A Superfund designation would make the creek eligible for federal funding that could cover 90 percent of its cleanup.
In an Aug. 13 letter to the federal Environmental Protection Agency, Clinton, the U.S. Senate Superfund and Environmental Health Subcommittee chairwoman and a member of the Senate Environmental and Public Works Committee, said that since many of the factories responsible for the pollution have been closed for decades, Superfund is the site's best hope.
Clinton's letter followed a similar request written last month by U.S. Reps. Anthony Weiner (D-Forest Hills) and Nydia Velazquez (D-Ridgewood).

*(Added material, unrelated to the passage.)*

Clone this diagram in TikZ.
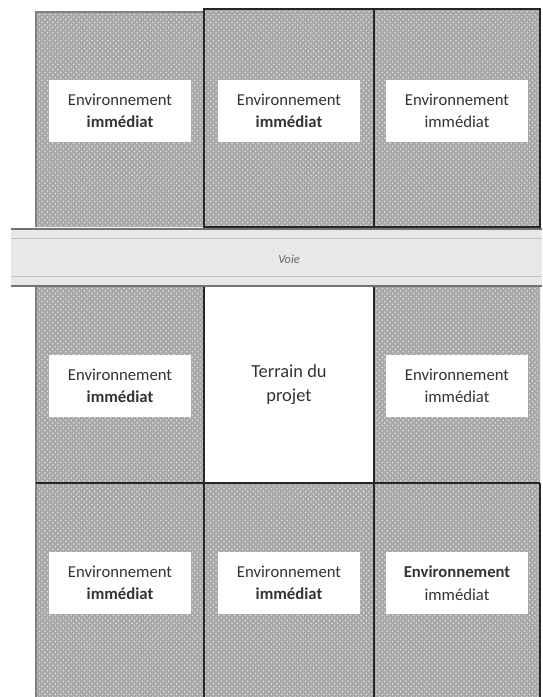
\documentclass[tikz,border=0pt]{standalone}
\usepackage{fontspec}
\setmainfont{Carlito}
\usetikzlibrary{patterns}
\definecolor{lotgris}{RGB}{168,168,168}
\definecolor{voiegris}{RGB}{232,232,232}

\begin{document}
\begin{tikzpicture}[x=0.02cm,y=-0.02cm,
                    lot/.style={fill=lotgris,postaction={pattern=crosshatch dots,
                                pattern color=black!12}},
                    limite/.style={draw=black!85,line width=1.1pt},
                    bord/.style={draw=black!50,line width=.6pt},
                    etiquette/.style={fill=white,minimum width=2.86cm,minimum height=1.24cm,
                                inner sep=0pt,align=center,text=black!80,
                                font=\fontsize{9.5}{12.8}\selectfont}]
  \useasboundingbox (0,0) rectangle (542,697);

  \path[lot] (36,12)   rectangle (204,227)
             (204,9)   rectangle (540,227)
             (36,287)  rectangle (204,697)
             (374,287) rectangle (540,697)
             (204,483) rectangle (374,697);

  \draw[bord]   (36,227) -- (36,12) -- (204,12)
                (36,287) -- (36,697);
  \draw[limite] (204,227) -- (204,9) -- (540,9) -- (540,227) -- cycle
                (374,9) -- (374,227)
                (204,287) -- (204,697)
                (374,287) -- (374,697)
                (36,483) -- (540,483)
                (540,483) -- (540,697);

  \fill[voiegris] (11,229) rectangle (542,286);
  \draw[black!55,line width=.8pt] (11,229) -- (542,229)  (11,286) -- (542,286);
  \draw[black!25] (11,238) -- (542,238)  (11,276) -- (542,276);

  \path   (120,111) node[etiquette] (envNO) {Environnement\\\textbf{immédiat}}
         ++(169,0)  node[etiquette] (envN)  {Environnement\\\textbf{immédiat}}
         ++(168,0)  node[etiquette] (envNE) {Environnement\\immédiat};
  \path   (120,386) node[etiquette] (envO)  {Environnement\\\textbf{immédiat}}
         ++(337,0)  node[etiquette] (envE)  {Environnement\\immédiat};
  \path   (120,583) node[etiquette] (envSO) {Environnement\\\textbf{immédiat}}
         ++(169,0)  node[etiquette] (envS)  {Environnement\\\textbf{immédiat}}
         ++(168,0)  node[etiquette] (envSE) {\textbf{Environnement}\\immédiat};

  \node (terrain) at (289,385) [align=center,text=black!80,
        font=\fontsize{10.5}{13.6}\selectfont] {Terrain du\\projet};
  \node (voie) at (289,259) [text=black!60,font=\fontsize{7}{8}\selectfont\itshape] {Voie};
\end{tikzpicture}
\end{document}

The creek, which separates western Queens from Brooklyn, is notorious for being the site of a massive oil spill believed to have started anywhere from 50 to 100 years ago. It was discovered by a U.S. Coast Guard helicopter in 1978 along the bank where Standard Oil once operated a refinery.
A 2007 study by the state Department of Environmental Conservation estimated the spill's size at between 17 million and 30 million gallons. A federal EPA study of the spill will be released next year.
ExxonMobil, the corporate descendant of Standard Oil, has agreed to clean up the spill, entering into two consent orders in 1990 with the DEC to remove petroleum from the ground underneath Greenpoint, Brooklyn.
Exxon has removed more than 9.5 million gallons of oil from the site so far, a spokesman, said.